With the government buying so many goods from abroad, many domestic producers were forced to lay off workers and close factories. That, in turn, has made Iran more vulnerable to international sanctions, they say. Companies that might have helped produce goods to replace those blocked by sanctions have long since gone out of business, as the owners shifted their wealth to speculation, building and selling properties, foreign currency or raw materials.
Iran will use this opportunity to blame the West and the sanctions for all the economic problems. What's particularly troubling however is that the sanctions are not the only cause of Iran's crisis. Between years of mismanagement and the global spike in food prices it was only a matter of time.
NYTimes: - Many economists, though, say that even without the sanctions, Iran would still have big problems: a legacy of inflationary oil spending and budget-busting state subsidies of food, gasoline and other basic items that encouraged overconsumption and the steady erosion of the country’s industrial base.

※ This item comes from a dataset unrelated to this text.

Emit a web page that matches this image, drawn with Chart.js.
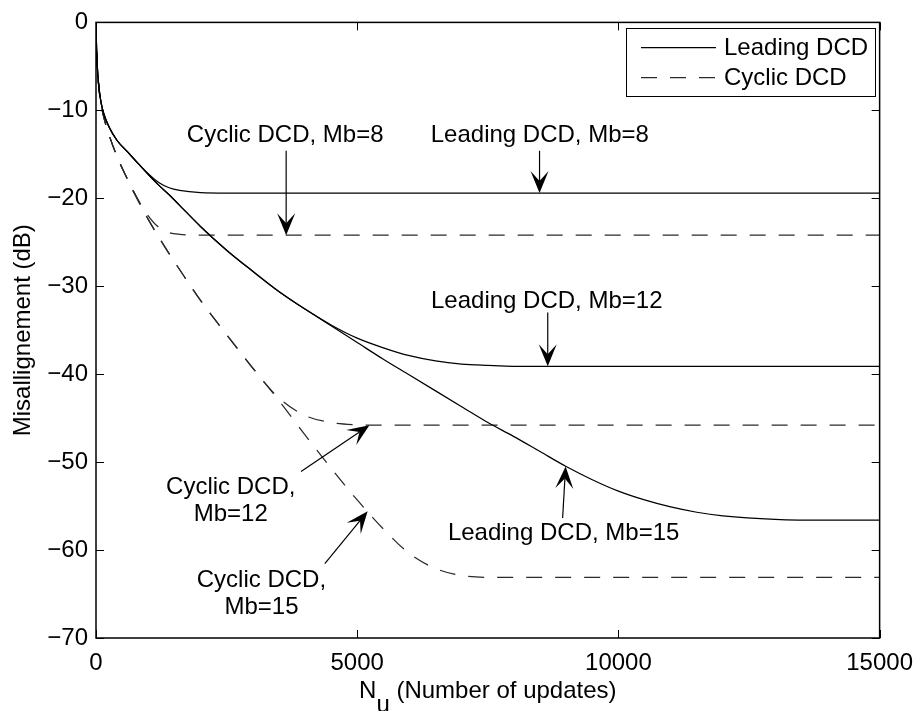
<!DOCTYPE html>
<html>
<head>
<meta charset="utf-8">
<script src="https://cdn.jsdelivr.net/npm/chart.js@4.4.1/dist/chart.umd.min.js"></script>
<style>
  html, body { margin: 0; padding: 0; background: #fff; }
  canvas { display: block; }
</style>
</head>
<body>
<canvas id="c" width="924" height="711"></canvas>
<script>
// Number of updates (shared abscissa for every curve)
const updates = [0, 10, 30, 60, 100, 150, 250, 400, 600, 800, 1000, 1200, 1400, 1600,
  2000, 2500, 3000, 3500, 4000, 4500, 5000, 5500, 6000, 6500, 7000, 7500, 8000,
  8500, 9000, 9500, 10000, 10500, 11000, 11500, 12000, 13000, 14000, 15000];

// Misalignment in dB, leading DCD
const leadingMb8 = [0, -2.8, -5.5, -7.6, -9.2, -10.4, -11.9, -13.4, -14.7, -16.0, -17.2, -18.2, -18.8, -19.1,
  -19.35, -19.4, -19.4, -19.4, -19.4, -19.4, -19.4, -19.4, -19.4, -19.4, -19.4, -19.4, -19.4,
  -19.4, -19.4, -19.4, -19.4, -19.4, -19.4, -19.4, -19.4, -19.4, -19.4, -19.4];
const leadingMb12 = [0, -2.8, -5.5, -7.6, -9.2, -10.4, -11.9, -13.4, -14.7, -16.0, -17.3, -18.5, -19.6, -20.8,
  -23.2, -25.9, -28.3, -30.6, -32.6, -34.4, -35.9, -37.0, -37.9, -38.5, -38.85, -39.0, -39.1,
  -39.1, -39.1, -39.1, -39.1, -39.1, -39.1, -39.1, -39.1, -39.1, -39.1, -39.1];
const leadingMb15 = [0, -2.8, -5.5, -7.6, -9.2, -10.4, -11.9, -13.4, -14.7, -16.0, -17.3, -18.5, -19.6, -20.8,
  -23.2, -25.9, -28.3, -30.6, -32.6, -34.5, -36.4, -38.3, -40.1, -41.9, -43.7, -45.5, -47.1,
  -48.8, -50.5, -52.0, -53.3, -54.3, -55.1, -55.7, -56.1, -56.5, -56.6, -56.6];

// Misalignment in dB, cyclic DCD
const cyclicMb8 = [0, -2.8, -5.5, -7.7, -9.4, -10.8, -12.8, -15.2, -17.8, -20.1, -22.0, -23.3, -23.9, -24.1,
  -24.2, -24.2, -24.2, -24.2, -24.2, -24.2, -24.2, -24.2, -24.2, -24.2, -24.2, -24.2, -24.2,
  -24.2, -24.2, -24.2, -24.2, -24.2, -24.2, -24.2, -24.2, -24.2, -24.2, -24.2];
const cyclicMb12 = [0, -2.8, -5.5, -7.7, -9.4, -10.8, -12.8, -15.2, -17.8, -20.2, -22.4, -24.4, -26.3, -28.1,
  -31.6, -35.5, -39.3, -42.7, -44.7, -45.5, -45.75, -45.8, -45.8, -45.8, -45.8, -45.8, -45.8,
  -45.8, -45.8, -45.8, -45.8, -45.8, -45.8, -45.8, -45.8, -45.8, -45.8, -45.8];
const cyclicMb15 = [0, -2.8, -5.5, -7.7, -9.4, -10.8, -12.8, -15.2, -17.8, -20.2, -22.4, -24.4, -26.3, -28.1,
  -31.6, -35.5, -39.3, -43.0, -46.9, -50.7, -54.3, -57.6, -60.4, -62.1, -62.9, -63.1, -63.1,
  -63.1, -63.1, -63.1, -63.1, -63.1, -63.1, -63.1, -63.1, -63.1, -63.1, -63.1];

// Axis ticks and labels
const xTicks = [0, 5000, 10000, 15000];
const yTicks = [-70, -60, -50, -40, -30, -20, -10, 0];
const legendLabels = ['Leading DCD', 'Cyclic DCD'];
const yTitle = 'Misallignement (dB)';
const xTitleMain = 'N';
const xTitleSub = 'u';
const xTitleRest = ' (Number of updates)';

// Curve annotations: text lines and arrows, in data coordinates
const notes = [
  { lines: ['Cyclic DCD, Mb=8'],        tx: 3622, ty: -13.64, from: [3640, -14.6], to: [3640, -24.2] },
  { lines: ['Leading DCD, Mb=8'],       tx: 8495, ty: -13.64, from: [8490, -14.6], to: [8490, -19.4] },
  { lines: ['Leading DCD, Mb=12'],      tx: 8628, ty: -32.46, from: [8647, -33.0], to: [8647, -39.1] },
  { lines: ['Cyclic DCD,', 'Mb=12'],    tx: 2579, ty: -53.66, from: [3925, -51.06], to: [5234, -45.8] },
  { lines: ['Cyclic DCD,', 'Mb=15'],    tx: 3167, ty: -64.25, from: [4380, -61.55], to: [5200, -55.6] },
  { lines: ['Leading DCD, Mb=15'],      tx: 8951, ty: -58.84, from: [8932, -56.36], to: [8989, -50.5] }
];

const FONT = "'Liberation Sans', Arial, Helvetica, sans-serif";
const DASH = [16, 13];
const minus = v => String(v).replace('-', '\u2212');

function series(label, values, dashed) {
  return {
    label,
    data: updates.map((x, i) => ({ x, y: values[i] })),
    borderColor: dashed ? '#2a2a2a' : '#000',
    borderWidth: 1.25,
    borderDash: dashed ? DASH : [],
    pointRadius: 0,
    fill: false,
    cubicInterpolationMode: 'monotone'
  };
}

function arrow(ctx, x0, y0, x1, y1) {
  const ang = Math.atan2(y1 - y0, x1 - x0);
  const len = 22, notch = 12, half = 9;
  const ca = Math.cos(ang), sa = Math.sin(ang);
  const bx = x1 - ca * len, by = y1 - sa * len;
  const nx = x1 - ca * notch, ny = y1 - sa * notch;
  ctx.beginPath();
  ctx.moveTo(x0, y0);
  ctx.lineTo(nx, ny);
  ctx.stroke();
  ctx.beginPath();
  ctx.moveTo(x1, y1);
  ctx.lineTo(bx - sa * half, by + ca * half);
  ctx.lineTo(nx, ny);
  ctx.lineTo(bx + sa * half, by - ca * half);
  ctx.closePath();
  ctx.fill();
}

const decorations = {
  id: 'decorations',
  afterDatasetsDraw(chart) {
    const ctx = chart.ctx;
    const a = chart.chartArea;
    const xs = chart.scales.x, ys = chart.scales.y;
    ctx.save();
    ctx.strokeStyle = '#000';
    ctx.fillStyle = '#000';
    ctx.setLineDash([]);

    // axes box
    ctx.lineWidth = 1.5;
    ctx.strokeRect(a.left, a.top, a.right - a.left, a.bottom - a.top);

    // inward tick marks on all four sides
    ctx.lineWidth = 1;
    const tl = 8;
    xs.ticks.forEach(t => {
      const px = Math.round(xs.getPixelForValue(t.value)) + 0.5;
      ctx.beginPath();
      ctx.moveTo(px, a.bottom); ctx.lineTo(px, a.bottom - tl);
      ctx.moveTo(px, a.top); ctx.lineTo(px, a.top + tl);
      ctx.stroke();
    });
    ys.ticks.forEach(t => {
      const py = Math.round(ys.getPixelForValue(t.value)) + 0.5;
      ctx.beginPath();
      ctx.moveTo(a.left, py); ctx.lineTo(a.left + tl, py);
      ctx.moveTo(a.right, py); ctx.lineTo(a.right - tl, py);
      ctx.stroke();
    });

    // annotations
    ctx.font = '24px ' + FONT;
    ctx.textAlign = 'center';
    ctx.textBaseline = 'alphabetic';
    ctx.lineWidth = 1.2;
    notes.forEach(n => {
      const tx = xs.getPixelForValue(n.tx);
      const ty = ys.getPixelForValue(n.ty);
      n.lines.forEach((s, i) => ctx.fillText(s, tx, ty + i * 27));
      arrow(ctx, xs.getPixelForValue(n.from[0]), ys.getPixelForValue(n.from[1]),
                 xs.getPixelForValue(n.to[0]), ys.getPixelForValue(n.to[1]));
    });

    // legend box
    const lx = 626.5, ly = 28.5, lw = 249, lh = 68;
    ctx.fillStyle = '#fff';
    ctx.fillRect(lx, ly, lw, lh);
    ctx.lineWidth = 1;
    ctx.strokeRect(lx, ly, lw, lh);
    ctx.fillStyle = '#000';
    ctx.textAlign = 'left';
    legendLabels.forEach((lab, i) => {
      const ds = chart.data.datasets[i === 0 ? 0 : 3];
      const yy = 47 + i * 30;
      ctx.save();
      ctx.strokeStyle = ds.borderColor;
      ctx.lineWidth = ds.borderWidth;
      ctx.setLineDash(ds.borderDash);
      ctx.beginPath();
      ctx.moveTo(641, yy + 0.5); ctx.lineTo(716, yy + 0.5);
      ctx.stroke();
      ctx.restore();
      ctx.fillText(lab, 724, yy + 8);
    });

    // axis titles
    ctx.save();
    ctx.translate(30, (a.top + a.bottom) / 2);
    ctx.rotate(-Math.PI / 2);
    ctx.textAlign = 'center';
    ctx.fillText(yTitle, 0, 0);
    ctx.restore();

    const wN = ctx.measureText(xTitleMain).width;
    const wU = ctx.measureText(xTitleSub).width;
    const wR = ctx.measureText(xTitleRest).width;
    let x0 = (a.left + a.right) / 2 - (wN + wU + wR) / 2;
    ctx.textAlign = 'left';
    ctx.fillText(xTitleMain, x0, 698);
    ctx.fillText(xTitleSub, x0 + wN, 712);
    ctx.fillText(xTitleRest, x0 + wN + wU, 698);

    ctx.restore();
  }
};

Chart.defaults.font.family = FONT;
Chart.defaults.color = '#000';

new Chart(document.getElementById('c'), {
  type: 'line',
  data: {
    datasets: [
      series('Leading DCD, Mb=8', leadingMb8, false),
      series('Leading DCD, Mb=12', leadingMb12, false),
      series('Leading DCD, Mb=15', leadingMb15, false),
      series('Cyclic DCD, Mb=8', cyclicMb8, true),
      series('Cyclic DCD, Mb=12', cyclicMb12, true),
      series('Cyclic DCD, Mb=15', cyclicMb15, true)
    ]
  },
  options: {
    responsive: false,
    animation: false,
    devicePixelRatio: 1,
    layout: { padding: { top: 17, right: 37, left: 0, bottom: 0 } },
    plugins: { legend: { display: false }, tooltip: { enabled: false } },
    scales: {
      x: {
        type: 'linear', min: 0, max: 15000,
        afterBuildTicks: s => { s.ticks = xTicks.map(v => ({ value: v })); },
        afterFit: s => { s.height = 73; },
        grid: { display: false, drawTicks: false },
        border: { display: false },
        ticks: { font: { size: 24 }, padding: 11, maxRotation: 0, autoSkip: false,
                 callback: v => String(v) }
      },
      y: {
        type: 'linear', min: -70, max: 0,
        afterBuildTicks: s => { s.ticks = yTicks.map(v => ({ value: v })); },
        afterFit: s => { s.width = 96; },
        grid: { display: false, drawTicks: false },
        border: { display: false },
        ticks: { font: { size: 24 }, padding: 8, autoSkip: false, callback: v => minus(v) }
      }
    }
  },
  plugins: [decorations]
});
</script>
</body>
</html>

“Many fundaments of the economy of our country have been destroyed over the past years,” said Mr. Raghfar, the economist. “And now, slowly but surely, the chickens have come home to roost.”
As the economic crisis escalates, Iran faces increased likelihood of civil unrest and power struggles within the government. The authorities are already preparing an army of trained volunteer thugs to take on protests, all of which would be dealt with and portrayed as an act of foreign aggression.
FARS: - Addressing a large gathering of Basij forces here in Tehran on Thursday evening, Jafari pointed to a new formation within the Basij forces known as Salehin Circles, and stated, "One of the main strategies for confronting the soft war of the enemy in cultural, political and social fields is the formation of Basij's Salehin circles."

He added that members of Salehins are taught properly how to confront enemies' cultural, political and social aggression against Iran.
The possibility of a fully destabilized Iran is becoming quite real.